* Set task: Copy out exactly the lines from the first line of the material below through the line containing "from bokeh.resources import INLINE", and nothing beyond them.

## BEGIN Recorded data

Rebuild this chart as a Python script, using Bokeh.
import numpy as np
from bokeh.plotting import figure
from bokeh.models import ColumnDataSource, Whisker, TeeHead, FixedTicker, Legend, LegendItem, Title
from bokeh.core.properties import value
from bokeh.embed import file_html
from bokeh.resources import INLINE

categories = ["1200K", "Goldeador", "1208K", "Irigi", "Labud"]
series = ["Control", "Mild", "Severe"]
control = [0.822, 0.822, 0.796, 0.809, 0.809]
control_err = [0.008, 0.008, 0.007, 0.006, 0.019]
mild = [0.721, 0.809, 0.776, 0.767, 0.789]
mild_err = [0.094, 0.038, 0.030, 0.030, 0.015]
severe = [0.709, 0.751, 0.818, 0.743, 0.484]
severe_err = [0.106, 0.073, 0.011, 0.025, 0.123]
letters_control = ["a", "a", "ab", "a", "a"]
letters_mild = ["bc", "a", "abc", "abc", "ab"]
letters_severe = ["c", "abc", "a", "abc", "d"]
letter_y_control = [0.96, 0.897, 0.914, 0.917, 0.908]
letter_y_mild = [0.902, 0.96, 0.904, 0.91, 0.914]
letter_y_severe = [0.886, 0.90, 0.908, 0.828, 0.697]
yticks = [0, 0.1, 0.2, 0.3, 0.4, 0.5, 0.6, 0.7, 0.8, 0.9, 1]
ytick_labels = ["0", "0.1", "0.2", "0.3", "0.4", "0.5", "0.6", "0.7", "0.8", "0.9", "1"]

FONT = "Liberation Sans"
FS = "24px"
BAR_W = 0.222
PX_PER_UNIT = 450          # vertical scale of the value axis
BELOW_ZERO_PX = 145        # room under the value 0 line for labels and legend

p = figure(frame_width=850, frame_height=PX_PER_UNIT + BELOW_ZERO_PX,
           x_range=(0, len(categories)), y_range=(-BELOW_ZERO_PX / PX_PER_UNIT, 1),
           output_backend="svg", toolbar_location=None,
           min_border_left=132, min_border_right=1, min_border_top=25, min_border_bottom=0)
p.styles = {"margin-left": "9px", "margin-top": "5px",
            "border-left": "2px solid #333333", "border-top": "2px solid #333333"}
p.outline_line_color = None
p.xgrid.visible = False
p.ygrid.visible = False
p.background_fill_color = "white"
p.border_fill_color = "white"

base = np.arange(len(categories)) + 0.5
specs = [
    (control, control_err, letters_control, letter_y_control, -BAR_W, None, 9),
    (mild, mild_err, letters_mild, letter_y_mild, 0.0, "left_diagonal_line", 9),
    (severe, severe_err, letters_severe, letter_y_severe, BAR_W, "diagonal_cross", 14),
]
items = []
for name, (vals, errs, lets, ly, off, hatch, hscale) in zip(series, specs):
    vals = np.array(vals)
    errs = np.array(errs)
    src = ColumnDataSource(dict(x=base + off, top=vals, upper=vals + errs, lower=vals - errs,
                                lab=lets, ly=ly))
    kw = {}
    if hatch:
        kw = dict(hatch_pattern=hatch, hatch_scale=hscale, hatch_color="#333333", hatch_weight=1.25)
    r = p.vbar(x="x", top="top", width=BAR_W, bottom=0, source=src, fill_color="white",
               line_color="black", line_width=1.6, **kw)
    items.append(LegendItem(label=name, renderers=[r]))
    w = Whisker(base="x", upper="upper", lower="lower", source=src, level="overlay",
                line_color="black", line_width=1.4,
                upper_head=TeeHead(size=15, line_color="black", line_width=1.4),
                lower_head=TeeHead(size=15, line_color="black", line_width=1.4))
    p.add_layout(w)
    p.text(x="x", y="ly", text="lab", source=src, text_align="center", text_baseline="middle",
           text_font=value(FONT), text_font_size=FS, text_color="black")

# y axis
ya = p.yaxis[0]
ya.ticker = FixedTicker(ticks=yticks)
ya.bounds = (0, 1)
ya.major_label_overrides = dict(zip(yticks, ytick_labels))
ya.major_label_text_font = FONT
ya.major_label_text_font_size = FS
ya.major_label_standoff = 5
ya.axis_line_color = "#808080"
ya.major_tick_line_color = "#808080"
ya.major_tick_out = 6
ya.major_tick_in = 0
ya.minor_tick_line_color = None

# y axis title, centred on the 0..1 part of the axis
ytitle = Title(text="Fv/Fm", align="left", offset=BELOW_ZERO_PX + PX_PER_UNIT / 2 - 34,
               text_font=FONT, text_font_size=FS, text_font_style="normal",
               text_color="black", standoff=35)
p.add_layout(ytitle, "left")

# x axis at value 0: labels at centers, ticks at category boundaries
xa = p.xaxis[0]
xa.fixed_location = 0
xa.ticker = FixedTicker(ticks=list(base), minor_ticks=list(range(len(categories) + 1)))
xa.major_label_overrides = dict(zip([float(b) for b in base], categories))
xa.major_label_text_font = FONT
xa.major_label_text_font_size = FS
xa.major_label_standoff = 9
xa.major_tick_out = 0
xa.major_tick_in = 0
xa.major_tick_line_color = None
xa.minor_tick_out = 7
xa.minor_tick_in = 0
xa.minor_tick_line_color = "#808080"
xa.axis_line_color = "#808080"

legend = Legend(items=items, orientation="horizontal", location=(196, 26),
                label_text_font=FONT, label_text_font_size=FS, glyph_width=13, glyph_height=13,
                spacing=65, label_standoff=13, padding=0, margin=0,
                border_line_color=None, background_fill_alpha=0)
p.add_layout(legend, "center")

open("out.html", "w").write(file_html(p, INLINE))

## END Recorded data

* The output:
Rebuild this chart as a Python script, using Bokeh.
import numpy as np
from bokeh.plotting import figure
from bokeh.models import ColumnDataSource, Whisker, TeeHead, FixedTicker, Legend, LegendItem, Title
from bokeh.core.properties import value
from bokeh.embed import file_html
from bokeh.resources import INLINE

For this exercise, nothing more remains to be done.